Raw data:
::::
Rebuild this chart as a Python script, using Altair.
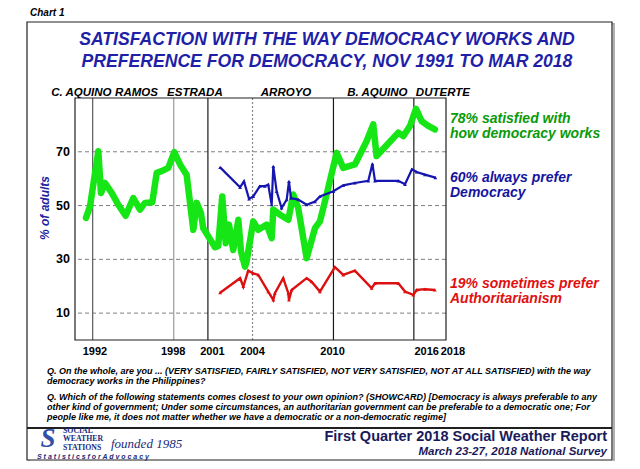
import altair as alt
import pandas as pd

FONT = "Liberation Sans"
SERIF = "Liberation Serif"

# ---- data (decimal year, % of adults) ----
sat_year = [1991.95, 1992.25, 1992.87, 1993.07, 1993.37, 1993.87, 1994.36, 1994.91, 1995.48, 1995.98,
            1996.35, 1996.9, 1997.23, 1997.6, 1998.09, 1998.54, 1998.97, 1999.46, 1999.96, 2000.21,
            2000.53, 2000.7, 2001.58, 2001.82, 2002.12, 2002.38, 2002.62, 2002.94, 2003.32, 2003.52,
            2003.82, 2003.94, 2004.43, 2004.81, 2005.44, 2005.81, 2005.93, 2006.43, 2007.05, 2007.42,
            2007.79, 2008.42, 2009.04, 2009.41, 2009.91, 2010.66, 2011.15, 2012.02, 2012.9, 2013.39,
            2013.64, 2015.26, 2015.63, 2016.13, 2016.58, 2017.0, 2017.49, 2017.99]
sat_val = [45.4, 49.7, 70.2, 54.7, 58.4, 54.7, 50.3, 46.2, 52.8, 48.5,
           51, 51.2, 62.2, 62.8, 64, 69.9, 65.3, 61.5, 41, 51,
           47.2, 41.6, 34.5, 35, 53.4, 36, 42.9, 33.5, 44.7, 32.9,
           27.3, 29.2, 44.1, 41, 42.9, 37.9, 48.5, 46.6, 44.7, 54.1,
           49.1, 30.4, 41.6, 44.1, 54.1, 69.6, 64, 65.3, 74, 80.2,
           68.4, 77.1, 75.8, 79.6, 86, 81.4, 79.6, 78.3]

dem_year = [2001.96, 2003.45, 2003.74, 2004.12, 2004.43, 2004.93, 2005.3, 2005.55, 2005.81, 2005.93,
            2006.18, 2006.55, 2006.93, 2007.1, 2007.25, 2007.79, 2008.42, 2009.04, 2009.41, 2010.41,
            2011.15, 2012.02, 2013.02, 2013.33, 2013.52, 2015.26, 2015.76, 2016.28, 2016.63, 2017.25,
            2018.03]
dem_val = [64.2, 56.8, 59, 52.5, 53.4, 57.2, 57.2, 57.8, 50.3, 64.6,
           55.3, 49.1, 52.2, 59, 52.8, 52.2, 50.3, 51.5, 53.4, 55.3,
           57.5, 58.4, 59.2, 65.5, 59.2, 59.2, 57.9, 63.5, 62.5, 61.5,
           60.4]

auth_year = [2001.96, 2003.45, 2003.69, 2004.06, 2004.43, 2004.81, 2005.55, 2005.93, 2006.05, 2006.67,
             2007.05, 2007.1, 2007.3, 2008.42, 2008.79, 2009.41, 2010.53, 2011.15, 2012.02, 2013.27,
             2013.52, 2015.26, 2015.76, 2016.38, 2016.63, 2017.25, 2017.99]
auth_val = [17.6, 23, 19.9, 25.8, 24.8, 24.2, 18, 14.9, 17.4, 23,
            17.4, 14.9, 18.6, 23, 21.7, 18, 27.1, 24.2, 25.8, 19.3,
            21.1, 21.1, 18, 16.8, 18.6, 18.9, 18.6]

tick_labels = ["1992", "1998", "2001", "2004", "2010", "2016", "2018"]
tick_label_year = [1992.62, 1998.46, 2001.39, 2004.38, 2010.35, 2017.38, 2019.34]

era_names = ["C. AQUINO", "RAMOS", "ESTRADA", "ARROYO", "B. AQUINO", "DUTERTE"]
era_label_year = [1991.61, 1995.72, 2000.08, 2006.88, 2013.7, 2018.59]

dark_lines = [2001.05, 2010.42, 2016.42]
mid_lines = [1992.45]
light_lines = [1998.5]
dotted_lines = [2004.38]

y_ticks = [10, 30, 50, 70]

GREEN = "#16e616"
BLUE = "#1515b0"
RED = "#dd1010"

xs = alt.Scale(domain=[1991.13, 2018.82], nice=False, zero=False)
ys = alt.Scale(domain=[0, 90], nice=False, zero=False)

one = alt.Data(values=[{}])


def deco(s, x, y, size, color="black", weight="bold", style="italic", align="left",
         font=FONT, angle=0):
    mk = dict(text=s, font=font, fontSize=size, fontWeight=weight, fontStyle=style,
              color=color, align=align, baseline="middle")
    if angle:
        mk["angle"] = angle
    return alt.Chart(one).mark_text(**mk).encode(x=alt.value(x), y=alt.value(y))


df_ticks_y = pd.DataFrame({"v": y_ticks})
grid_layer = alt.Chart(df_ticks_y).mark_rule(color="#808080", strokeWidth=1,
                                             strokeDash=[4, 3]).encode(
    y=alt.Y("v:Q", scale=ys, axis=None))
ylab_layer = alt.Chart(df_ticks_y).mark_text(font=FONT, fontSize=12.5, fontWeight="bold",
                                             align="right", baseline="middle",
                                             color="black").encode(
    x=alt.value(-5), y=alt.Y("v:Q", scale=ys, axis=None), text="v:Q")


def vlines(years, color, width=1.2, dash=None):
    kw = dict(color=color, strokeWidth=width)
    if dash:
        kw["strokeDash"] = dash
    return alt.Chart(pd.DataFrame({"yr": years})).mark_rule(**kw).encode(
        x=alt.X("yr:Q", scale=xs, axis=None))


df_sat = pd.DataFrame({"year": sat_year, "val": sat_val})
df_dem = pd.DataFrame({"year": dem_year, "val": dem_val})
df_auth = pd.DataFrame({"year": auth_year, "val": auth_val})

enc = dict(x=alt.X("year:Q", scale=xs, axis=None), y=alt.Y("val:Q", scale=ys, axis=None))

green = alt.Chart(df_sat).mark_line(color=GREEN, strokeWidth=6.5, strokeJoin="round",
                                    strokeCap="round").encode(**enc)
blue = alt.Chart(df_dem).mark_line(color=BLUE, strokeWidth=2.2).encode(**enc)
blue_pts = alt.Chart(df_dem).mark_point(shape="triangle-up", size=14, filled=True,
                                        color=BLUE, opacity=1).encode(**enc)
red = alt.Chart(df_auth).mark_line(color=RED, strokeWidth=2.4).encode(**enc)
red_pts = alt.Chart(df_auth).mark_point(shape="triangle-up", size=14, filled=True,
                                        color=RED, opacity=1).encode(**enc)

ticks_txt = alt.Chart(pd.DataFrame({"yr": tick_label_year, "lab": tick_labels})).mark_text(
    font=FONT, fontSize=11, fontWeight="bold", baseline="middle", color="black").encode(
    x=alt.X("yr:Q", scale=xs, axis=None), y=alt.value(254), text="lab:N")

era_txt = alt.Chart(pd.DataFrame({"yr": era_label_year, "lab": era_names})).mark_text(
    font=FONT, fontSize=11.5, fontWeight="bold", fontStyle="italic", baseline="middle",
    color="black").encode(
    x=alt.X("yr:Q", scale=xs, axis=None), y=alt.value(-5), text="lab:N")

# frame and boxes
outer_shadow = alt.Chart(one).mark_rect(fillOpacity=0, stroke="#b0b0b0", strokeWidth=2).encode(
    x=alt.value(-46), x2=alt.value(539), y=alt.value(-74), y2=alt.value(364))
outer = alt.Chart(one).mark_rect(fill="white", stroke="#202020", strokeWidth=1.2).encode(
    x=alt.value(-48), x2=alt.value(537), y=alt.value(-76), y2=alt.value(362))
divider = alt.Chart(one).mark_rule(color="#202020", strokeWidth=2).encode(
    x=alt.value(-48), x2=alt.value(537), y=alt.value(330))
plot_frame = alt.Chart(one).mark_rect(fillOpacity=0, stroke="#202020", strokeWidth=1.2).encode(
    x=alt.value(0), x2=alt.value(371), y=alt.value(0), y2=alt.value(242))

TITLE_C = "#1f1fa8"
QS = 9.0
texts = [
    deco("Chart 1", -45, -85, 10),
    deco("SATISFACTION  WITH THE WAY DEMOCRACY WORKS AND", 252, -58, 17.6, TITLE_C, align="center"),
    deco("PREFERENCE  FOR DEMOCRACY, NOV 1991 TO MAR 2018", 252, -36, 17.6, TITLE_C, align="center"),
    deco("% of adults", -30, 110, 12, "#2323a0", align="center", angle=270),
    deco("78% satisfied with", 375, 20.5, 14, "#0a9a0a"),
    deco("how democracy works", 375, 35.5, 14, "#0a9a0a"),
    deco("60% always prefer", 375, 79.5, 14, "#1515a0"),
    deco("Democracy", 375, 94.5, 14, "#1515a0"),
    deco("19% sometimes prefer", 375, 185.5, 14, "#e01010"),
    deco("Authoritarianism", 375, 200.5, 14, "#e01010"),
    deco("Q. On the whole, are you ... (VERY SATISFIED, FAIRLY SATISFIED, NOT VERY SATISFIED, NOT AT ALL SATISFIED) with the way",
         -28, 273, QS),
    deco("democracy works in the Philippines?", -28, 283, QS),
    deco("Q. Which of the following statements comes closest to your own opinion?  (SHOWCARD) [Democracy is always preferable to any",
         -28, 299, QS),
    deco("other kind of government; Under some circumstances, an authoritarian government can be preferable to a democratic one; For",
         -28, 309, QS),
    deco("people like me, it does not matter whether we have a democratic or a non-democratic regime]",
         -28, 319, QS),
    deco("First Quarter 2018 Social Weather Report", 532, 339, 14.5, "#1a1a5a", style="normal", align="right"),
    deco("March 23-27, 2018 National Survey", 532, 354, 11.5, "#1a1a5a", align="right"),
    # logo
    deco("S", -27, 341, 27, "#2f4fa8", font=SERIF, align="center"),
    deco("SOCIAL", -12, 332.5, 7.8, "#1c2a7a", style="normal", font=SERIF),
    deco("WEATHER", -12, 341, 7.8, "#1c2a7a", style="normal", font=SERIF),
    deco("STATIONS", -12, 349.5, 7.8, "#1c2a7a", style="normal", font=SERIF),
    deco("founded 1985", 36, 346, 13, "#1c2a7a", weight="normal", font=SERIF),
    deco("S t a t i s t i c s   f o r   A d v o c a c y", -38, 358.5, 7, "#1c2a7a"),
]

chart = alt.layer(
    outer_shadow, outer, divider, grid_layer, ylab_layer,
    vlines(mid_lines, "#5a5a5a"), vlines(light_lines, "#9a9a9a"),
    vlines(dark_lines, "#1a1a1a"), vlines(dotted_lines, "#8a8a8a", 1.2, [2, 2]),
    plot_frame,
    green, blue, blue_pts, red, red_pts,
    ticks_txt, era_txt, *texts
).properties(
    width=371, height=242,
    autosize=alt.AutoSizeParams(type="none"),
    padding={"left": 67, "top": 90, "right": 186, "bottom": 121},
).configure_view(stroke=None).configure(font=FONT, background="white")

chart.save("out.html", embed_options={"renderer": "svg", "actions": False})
::::
What needs to be done: Restate each line from the start of the listing through the line bearing "68.4, 77.1, 75.8, 79.6, 86, 81.4, 79.6, 78.3]" word for word. Drop the pictures.

Response:
Rebuild this chart as a Python script, using Altair.
import altair as alt
import pandas as pd

FONT = "Liberation Sans"
SERIF = "Liberation Serif"

# ---- data (decimal year, % of adults) ----
sat_year = [1991.95, 1992.25, 1992.87, 1993.07, 1993.37, 1993.87, 1994.36, 1994.91, 1995.48, 1995.98,
            1996.35, 1996.9, 1997.23, 1997.6, 1998.09, 1998.54, 1998.97, 1999.46, 1999.96, 2000.21,
            2000.53, 2000.7, 2001.58, 2001.82, 2002.12, 2002.38, 2002.62, 2002.94, 2003.32, 2003.52,
            2003.82, 2003.94, 2004.43, 2004.81, 2005.44, 2005.81, 2005.93, 2006.43, 2007.05, 2007.42,
            2007.79, 2008.42, 2009.04, 2009.41, 2009.91, 2010.66, 2011.15, 2012.02, 2012.9, 2013.39,
            2013.64, 2015.26, 2015.63, 2016.13, 2016.58, 2017.0, 2017.49, 2017.99]
sat_val = [45.4, 49.7, 70.2, 54.7, 58.4, 54.7, 50.3, 46.2, 52.8, 48.5,
           51, 51.2, 62.2, 62.8, 64, 69.9, 65.3, 61.5, 41, 51,
           47.2, 41.6, 34.5, 35, 53.4, 36, 42.9, 33.5, 44.7, 32.9,
           27.3, 29.2, 44.1, 41, 42.9, 37.9, 48.5, 46.6, 44.7, 54.1,
           49.1, 30.4, 41.6, 44.1, 54.1, 69.6, 64, 65.3, 74, 80.2,
           68.4, 77.1, 75.8, 79.6, 86, 81.4, 79.6, 78.3]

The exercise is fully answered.